By Venkatachari Jagannathan
Chennai, Aug 11 (IANS) Domestic and global downturn in the automobile industry, uncertainty in government policy and aggressive play by the Chinese in the international markets are impacting the $57 billion auto ancillary industry in India, said a top official of the Automotive Component Manufacturers Association of India (ACMA).
He also said the trade war between the US and China should have resulted in increased businesses for Indian players, but that has not happened till now.
"The Indian auto component industry rests on the tripod of sales to vehicle makers in India, after/replacement market and exports. All the segments are facing pressures," Ram Venkataramani, President, ACMA, told IANS.
"In the domestic OEM (original equipment manufacturers) market, all the vehicle manufacturers are under severe pressure. For the past 10-12 months their sales are on the decline," Venkataramani said.
According to him, the after market or the replacement market in India is also down post the introduction of Goods and Services Tax (GST).
"People are buying what is necessary and are not going for additional items," he added.
On the export front too, the auto component makers are under pressure as their clients in the overseas markets are also feeling the pinch due to declining sales.
Did the industry not benefit from the trade war between the US and China as India exports mainly to Europe and the US?
"The trade war between the US and China should have benefited Indian players. Though enquiries from North America has gone up, the Chinese have turned aggressive by effecting supplies to the US from their plants in other countries. Even in Europe, the Chinese have turned aggressive," Venkataramani said.
Last fiscal, the Indian auto components industry grew by 14.5 per cent to log a turnover of Rs 395,902 crore ($57 billion). The exports last fiscal grew by 17.1 per cent to Rs 106,048 crore ($15.16 billion).
According to ACMA, in 2018-19, Europe accounted for 33 per cent of exports followed by North America and Asia at 29 per cent and 26 per cent, respectively.
According to Venkataramani, the crisis in the automotive industry this time is unprecedented.
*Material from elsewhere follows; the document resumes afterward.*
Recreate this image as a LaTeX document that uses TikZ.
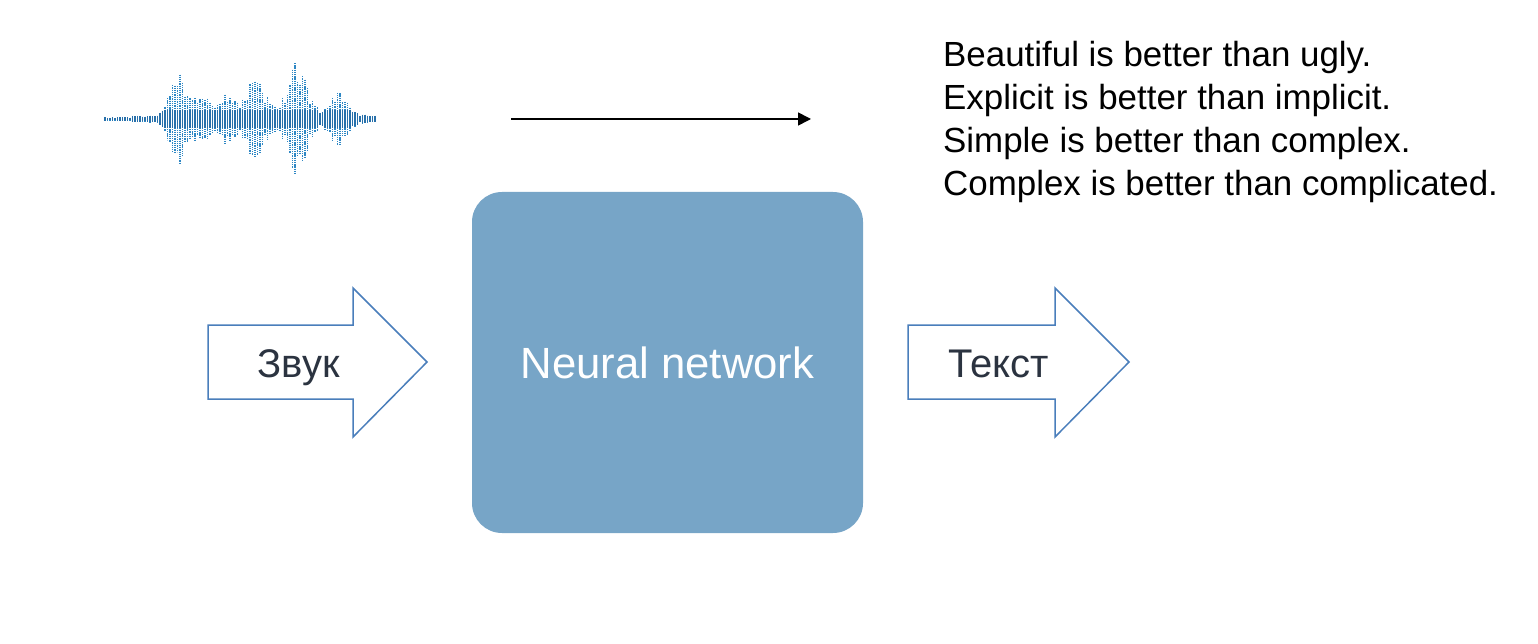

The cut in 15-20 per cent production by vehicle makers has led to a crisis like situation in the auto component sector.
"If the trend continues, an estimated 10 lakh people could be laid-off," he said.
While industry players agree that the downturn is not something new, they say that the pressure this time is different and more severe than the earlier ones.
"There seems to be no end to the downward spiral in the industry this time around. It is like falling into a bottomless pit. During earlier tough times, one or two segments would continue to perform well so that the companies could manage. But this time, all the segments -- commercial vehicles, passenger cars, two and three wheelers -- are facing sales decline," a senior official of an auto component industry told IANS preferring anonymity.
"In the past, the auto industry was able to decide whether to invest in an existing technology. Now with regulatory changes, it is difficult to decide where to invest and where not to," Venkataramani said.
During the earlier downturns, the excise duty was cut to boost vehicle demand while the Central government implemented the Jawaharlal Nehru National Urban Renewal Mission (JNNURM) which focused on improvement of urban transportation apart from other things.
Under the scheme, state transport undertakings bought buses which in turn helped the commercial vehicle sector that was facing a downturn then.
"We recently met Finance Minister Nirmala Sitharaman. Our request is to reduce the GST on vehicles to 18 per cent from the present 28 per cent and introduction of a vehicle scrappage policy. Also, the availability of loans for purchase of vehicles should be increased and the cost of loans should be cut," Venkataramani said.
According to him, the reduction in GST is important as it will increase the demand for vehicles now and also after the implementation of the BS-VI emission from April 1, 2020.
With nearly 55 per cent of the existing auto component industry's products going into vehicles powered by internal combustion engines, electric vehicle (EV) is a major challenge for the industry.
Pressing for a stable policy for electric mobility, the ACMA has welcomed the government's FAME 2 (Faster Adoption and Manufacturing of Hybrid and Electric Vehicles) scheme and the Phased Manufacturing Programme.
The ACMA has said that any changes in targets for roll out of electric vehicles would damage the auto components manufacturing ecosystem and increase the nation's import bill.
According to ACMA, a stable e-mobility policy is needed for the creation of a strong local supply base and also for smooth transition.
Meanwhile, the industry players have started austerity measures and money is being spent on essential items alone so as to cut down costs.
The companies are also looking at non-auto sectors such as aerospace, railways and others for orders.
"We are also looking at getting into new technology space. The Amalgamations Auto Component Group is looking at new avenues. The auto component group revenue is about Rs 1,600 crore," said Venkataramani, who is also a Director in India Pistons Ltd, a part of the Amalgamations group.